The great room on the main floor is fully open. A natural oak floor leads to a compact kitchen that packs an abundance of appliances and clever storage into every inch of space. Open to both kitchen and living areas, the dining space features lace curtained windows and homestyle cupboards with beadboard doors. In the sitting area, a cultured stone fireplace towers to the high ceiling.

“Bart designed the fireplace,” Gaffney said. “We bought tons of log home magazines to get ideas.”

Deep greens on the upholstered seating pieces and rugs are natural complements in the setting. Handmade furniture adds a distinctive touch, making the home seem as if it has been there forever. Kelly’s father used a footboard from her great-grandmother’s bed to construct a comfortable bench in foyer. He also constructed the vanity in the main bathroom and twin beds and nightstands for the girl’s bedroom down the hall.

Bart’s office, sporting an extensive camera collection is just across the hall. Its patio doors open onto a deck and the couple’s one splurge — a steamy hot tub.

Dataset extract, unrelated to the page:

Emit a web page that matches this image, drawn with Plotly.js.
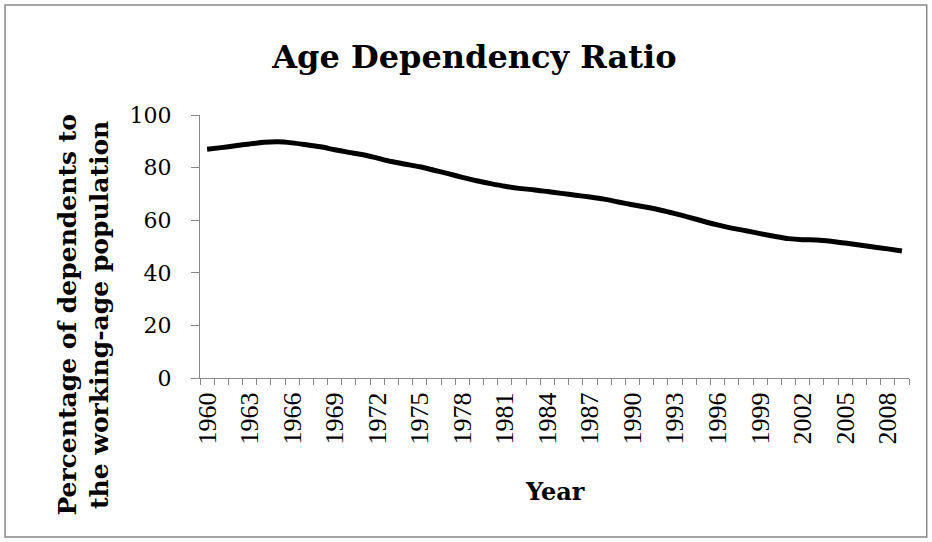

Upstairs, a compact loft provides a quiet reading spot and practice space for budding musicians. The upstairs also features a master bedroom with a cozy master bath and built-in dressers tucked into its A-frame design. A display of old quilts softens the walls and a new fir tree patterned quilt tops the bed.

“Grandma made all the quilts, and embroidered the shams,” she said. “This house is really put together with the help of a lot of people.”

Kelly advises homeowners to communicate regularly with their insurance representative to be sure that your plan matches with rising costs. Starting from scratch took a lot of work, both physically and emotionally, but when she drives up to her home today, Kelly is reminded of what really matters.

“I only had two goals in life,” she said. “I wanted to be a good wife and mom and make a home. It wasn’t what we planned but, when you look at the whole picture and the things you’ve learned, it’s turned out. It’s the home we always wanted.”